* begin *
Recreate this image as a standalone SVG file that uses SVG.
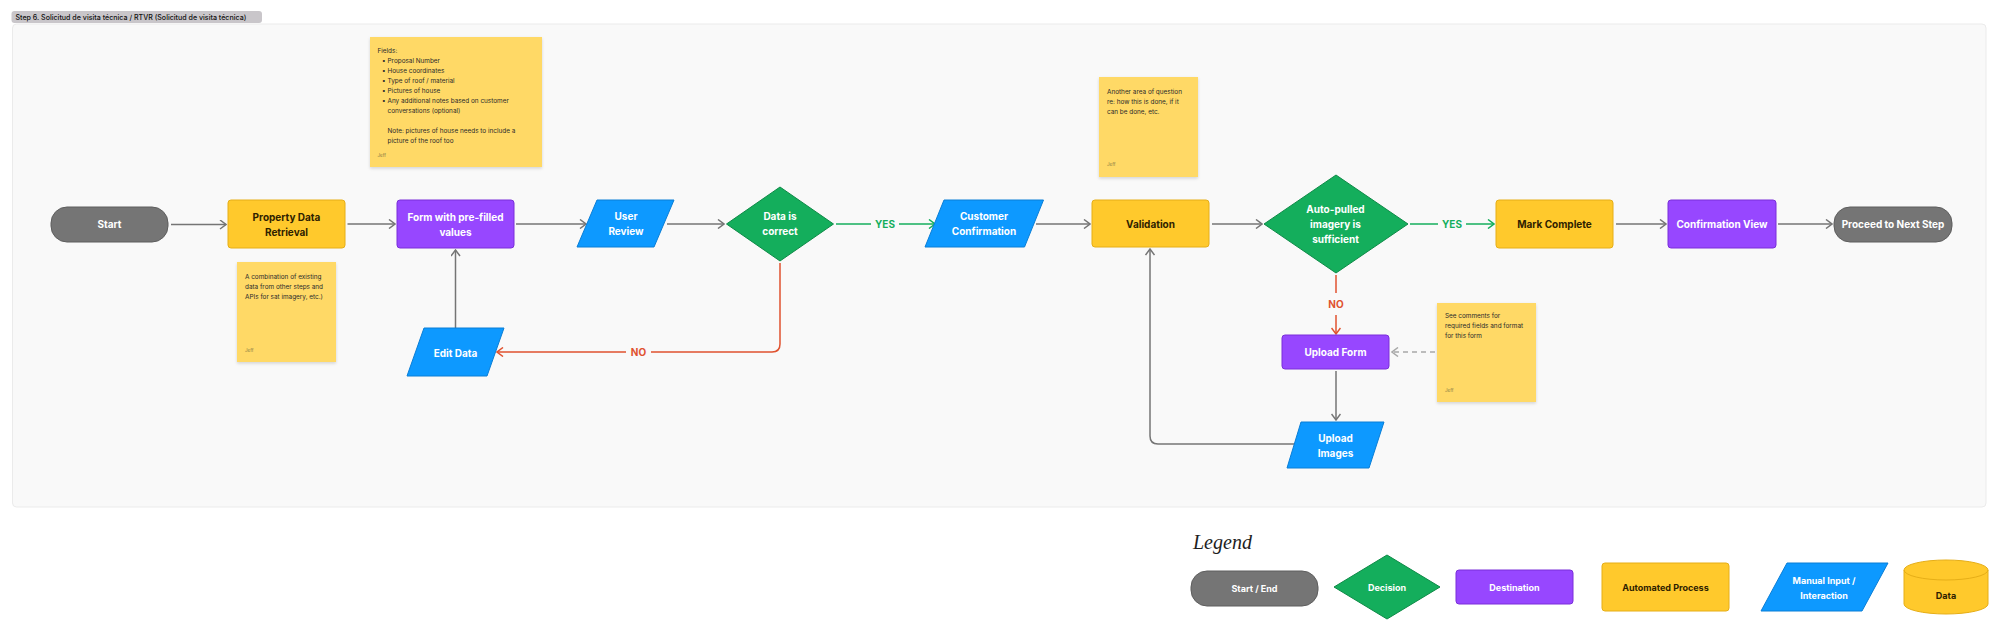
<svg xmlns="http://www.w3.org/2000/svg" width="2000" height="631" viewBox="0 0 2000 631">
<defs>
<style>
.lbl{font-family:Inter,"Liberation Sans",sans-serif;font-weight:700;font-size:10px;text-anchor:middle}
.w{fill:#ffffff}
.dk{fill:#2e2100}
.lg{font-size:9px}
.note{fill:#FFD966}
.nt{font-family:Inter,"Liberation Sans",sans-serif;font-size:6.4px;fill:#2b2b2b}
.jeff{font-family:Inter,"Liberation Sans",sans-serif;font-size:4.5px;fill:#8a7a45}
.term{fill:#757575;stroke:#5e5e5e;stroke-width:1}
.auto{fill:#FFC92C;stroke:#E6AE17;stroke-width:1}
.dest{fill:#9747FF;stroke:#7A2FD9;stroke-width:1}
.man{fill:#0D99FF;stroke:#0A7ED6;stroke-width:1}
.dec{fill:#14AE5C;stroke:#0E8A47;stroke-width:1}
.c{fill:none;stroke-width:1.5}
.g{stroke:#757575}
.gr{stroke:#14AE5C}
.r{stroke:#E0522F}
.lt{stroke:#A8A8A8;stroke-dasharray:5 4}
.el{font-family:Inter,"Liberation Sans",sans-serif;font-weight:700;font-size:10px;text-anchor:middle}
</style>
<marker id="ag" viewBox="0 0 10 10" refX="9" refY="5" markerWidth="10" markerHeight="10" markerUnits="userSpaceOnUse" orient="auto"><path d="M3,0.5 L9,5 L3,9.5" fill="none" stroke="#757575" stroke-width="1.5"/></marker>
<marker id="agr" viewBox="0 0 10 10" refX="9" refY="5" markerWidth="10" markerHeight="10" markerUnits="userSpaceOnUse" orient="auto"><path d="M3,0.5 L9,5 L3,9.5" fill="none" stroke="#14AE5C" stroke-width="1.5"/></marker>
<marker id="ar" viewBox="0 0 10 10" refX="9" refY="5" markerWidth="10" markerHeight="10" markerUnits="userSpaceOnUse" orient="auto"><path d="M3,0.5 L9,5 L3,9.5" fill="none" stroke="#E0522F" stroke-width="1.5"/></marker>
<marker id="alt" viewBox="0 0 10 10" refX="9" refY="5" markerWidth="10" markerHeight="10" markerUnits="userSpaceOnUse" orient="auto"><path d="M3,0.5 L9,5 L3,9.5" fill="none" stroke="#A8A8A8" stroke-width="1.5"/></marker>
<filter id="sh" x="-10%" y="-10%" width="120%" height="125%"><feDropShadow dx="0" dy="1.5" stdDeviation="1.5" flood-color="#000" flood-opacity="0.15"/></filter>
</defs>
<rect width="2000" height="631" fill="#ffffff"/>
<g id="frame">
<rect x="12.5" y="24" width="1973.5" height="483" rx="4" fill="#F9F9F9" stroke="#EBEBEB" stroke-width="1"/>
<rect x="11.5" y="11" width="250.5" height="12" rx="3" fill="#C9C6CA"/>
<text x="15.5" y="20" font-family="Inter,'Liberation Sans',sans-serif" font-size="7.1" font-weight="500" fill="#111">Step 6. Solicitud de visita técnica / RTVR (Solicitud de visita técnica)</text>
</g>

<g id="connectors">
<path class="c g" d="M171,224.5 H226" marker-end="url(#ag)"/>
<path class="c g" d="M347.5,224 H395" marker-end="url(#ag)"/>
<path class="c g" d="M516,224 H586" marker-end="url(#ag)"/>
<path class="c g" d="M667,224 H724" marker-end="url(#ag)"/>
<path class="c gr" d="M836,224 H935" marker-end="url(#agr)"/>
<rect x="871" y="217" width="28" height="14" fill="#F9F9F9"/>
<text class="el" x="885" y="227.6" fill="#14AE5C">YES</text>
<path class="c g" d="M1036,224 H1090" marker-end="url(#ag)"/>
<path class="c g" d="M1212,224 H1262" marker-end="url(#ag)"/>
<path class="c gr" d="M1410,224 H1494" marker-end="url(#agr)"/>
<rect x="1438" y="217" width="28" height="14" fill="#F9F9F9"/>
<text class="el" x="1452" y="227.6" fill="#14AE5C">YES</text>
<path class="c g" d="M1616,224 H1666" marker-end="url(#ag)"/>
<path class="c g" d="M1778,224 H1832" marker-end="url(#ag)"/>
<path class="c r" d="M780,263 V344 Q780,352 772,352 H497" marker-end="url(#ar)"/>
<rect x="626" y="345" width="25" height="14" fill="#F9F9F9"/>
<text class="el" x="638.5" y="355.6" fill="#E0522F">NO</text>
<path class="c g" d="M455.5,328 V250" marker-end="url(#ag)"/>
<path class="c r" d="M1336,275 V334" marker-end="url(#ar)"/>
<rect x="1325" y="293" width="22" height="22" fill="#F9F9F9"/>
<text class="el" x="1336" y="307.6" fill="#E0522F">NO</text>
<path class="c g" d="M1336,371 V420" marker-end="url(#ag)"/>
<path class="c g" d="M1295,444 H1158 Q1150,444 1150,436 V249" marker-end="url(#ag)"/>
<path class="c lt" d="M1435,352 H1392" marker-end="url(#alt)"/>
</g>

<g id="note-fields">
<rect class="note" x="370" y="37" width="172" height="130" filter="url(#sh)"/>
<text class="nt" x="377.5" y="53">Fields:</text>
<text class="nt" x="382" y="63.3">•</text><text class="nt" x="387.5" y="63.3">Proposal Number</text>
<text class="nt" x="382" y="73.3">•</text><text class="nt" x="387.5" y="73.3">House coordinates</text>
<text class="nt" x="382" y="83">•</text><text class="nt" x="387.5" y="83">Type of roof / material</text>
<text class="nt" x="382" y="93">•</text><text class="nt" x="387.5" y="93">Pictures of house</text>
<text class="nt" x="382" y="103">•</text><text class="nt" x="387.5" y="103">Any additional notes based on customer</text>
<text class="nt" x="387.5" y="113">conversations (optional)</text>
<text class="nt" x="387.5" y="133">Note: pictures of house needs to include a</text>
<text class="nt" x="387.5" y="142.6">picture of the roof too</text>
<text class="jeff" x="377.5" y="157">Jeff</text>
</g>

<g id="note-data">
<rect class="note" x="237" y="262" width="99" height="100" filter="url(#sh)"/>
<text class="nt" x="245" y="278.5">A combination of existing</text>
<text class="nt" x="245" y="288.5">data from other steps and</text>
<text class="nt" x="245" y="298.5">APIs for sat imagery, etc.)</text>
<text class="jeff" x="245" y="352">Jeff</text>
</g>

<g id="note-validation">
<rect class="note" x="1099" y="77" width="99" height="100" filter="url(#sh)"/>
<text class="nt" x="1107" y="93.5">Another area of question</text>
<text class="nt" x="1107" y="103.5">re: how this is done, if it</text>
<text class="nt" x="1107" y="113.5">can be done, etc.</text>
<text class="jeff" x="1107" y="166">Jeff</text>
</g>

<g id="note-upload">
<rect class="note" x="1437" y="303" width="99" height="99" filter="url(#sh)"/>
<text class="nt" x="1445" y="318">See comments for</text>
<text class="nt" x="1445" y="328">required fields and format</text>
<text class="nt" x="1445" y="338">for this form</text>
<text class="jeff" x="1445" y="392">Jeff</text>
</g>

<g id="start">
<rect class="term" x="51" y="207" width="117" height="35" rx="16"/>
<text class="lbl w" x="109.5" y="228">Start</text>
</g>
<g id="property-data-retrieval">
<rect class="auto" x="228" y="200" width="117" height="48" rx="3"/>
<text class="lbl dk" x="286.5" y="220.6">Property Data</text>
<text class="lbl dk" x="286.5" y="235.6">Retrieval</text>
</g>
<g id="form-prefilled">
<rect class="dest" x="397" y="200" width="117" height="48" rx="3"/>
<text class="lbl w" x="455.5" y="220.6">Form with pre-filled</text>
<text class="lbl w" x="455.5" y="235.6">values</text>
</g>
<g id="user-review">
<path class="man" d="M597,200 H674 L654,247 H577 Z" stroke-linejoin="round"/>
<text class="lbl w" x="626" y="220.3">User</text>
<text class="lbl w" x="626" y="235.3">Review</text>
</g>
<g id="data-is-correct">
<path class="dec" d="M780,187 L833.5,224 L780,261 L726.5,224 Z" stroke-linejoin="round"/>
<text class="lbl w" x="780" y="220.3">Data is</text>
<text class="lbl w" x="780" y="235.3">correct</text>
</g>
<g id="customer-confirmation">
<path class="man" d="M944,200 H1043.5 L1024.5,247 H925 Z" stroke-linejoin="round"/>
<text class="lbl w" x="984" y="220.3">Customer</text>
<text class="lbl w" x="984" y="235.3">Confirmation</text>
</g>
<g id="edit-data">
<path class="man" d="M424,328 H504 L487,376 H407 Z" stroke-linejoin="round"/>
<text class="lbl w" x="455.5" y="356.6">Edit Data</text>
</g>
<g id="validation">
<rect class="auto" x="1092" y="200" width="117" height="47" rx="3"/>
<text class="lbl dk" x="1150.5" y="227.6">Validation</text>
</g>
<g id="imagery-sufficient">
<path class="dec" d="M1336,175 L1408,224 L1336,273 L1264,224 Z" stroke-linejoin="round"/>
<text class="lbl w" x="1335.5" y="212.6">Auto-pulled</text>
<text class="lbl w" x="1335.5" y="227.6">imagery is</text>
<text class="lbl w" x="1335.5" y="242.6">sufficient</text>
</g>
<g id="upload-form">
<rect class="dest" x="1282" y="335" width="107" height="34" rx="3"/>
<text class="lbl w" x="1335.5" y="355.6">Upload Form</text>
</g>
<g id="upload-images">
<path class="man" d="M1301,422 H1384 L1369,468 H1287 Z" stroke-linejoin="round"/>
<text class="lbl w" x="1335.5" y="441.6">Upload</text>
<text class="lbl w" x="1335.5" y="456.6">Images</text>
</g>
<g id="mark-complete">
<rect class="auto" x="1496" y="200" width="117" height="48" rx="3"/>
<text class="lbl dk" x="1554.5" y="227.6">Mark Complete</text>
</g>
<g id="confirmation-view">
<rect class="dest" x="1668" y="200" width="108" height="48" rx="3"/>
<text class="lbl w" x="1722" y="227.6">Confirmation View</text>
</g>
<g id="proceed">
<rect class="term" x="1834" y="207" width="118" height="35" rx="16"/>
<text class="lbl w" x="1893" y="227.6">Proceed to Next Step</text>
</g>

<g id="legend">
<text x="1193" y="549" font-family="'Liberation Serif',serif" font-style="italic" font-size="20" fill="#1e1e1e">Legend</text>
<g id="legend-start-end">
<rect class="term" x="1191" y="571" width="127" height="35" rx="16"/>
<text class="lbl lg w" x="1254.5" y="591.5">Start / End</text>
</g>
<g id="legend-decision">
<path class="dec" d="M1387,555 L1440,587 L1387,619 L1334,587 Z" stroke-linejoin="round"/>
<text class="lbl lg w" x="1387" y="591">Decision</text>
</g>
<g id="legend-destination">
<rect class="dest" x="1456" y="570" width="117" height="34" rx="3"/>
<text class="lbl lg w" x="1514.5" y="591">Destination</text>
</g>
<g id="legend-automated">
<rect class="auto" x="1602" y="563" width="127" height="48" rx="3"/>
<text class="lbl lg dk" x="1665.5" y="591">Automated Process</text>
</g>
<g id="legend-manual">
<path class="man" d="M1787,563 H1888 L1862,611 H1761 Z" stroke-linejoin="round"/>
<text class="lbl lg w" x="1824" y="584">Manual Input /</text>
<text class="lbl lg w" x="1824" y="598.5">Interaction</text>
</g>
<g id="legend-data">
<path class="auto" d="M1904,570 A42,10 0 0 1 1988,570 V604 A42,10 0 0 1 1904,604 Z"/>
<path d="M1904,570 A42,10 0 0 0 1988,570" fill="none" stroke="#E6AE17" stroke-width="1"/>
<text class="lbl lg dk" x="1946" y="599">Data</text>
</g>
</g>
</svg>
* end *
* Your objective:
Search the lines for the word "this" and report how many contain it, by number only.

* Task solution:
3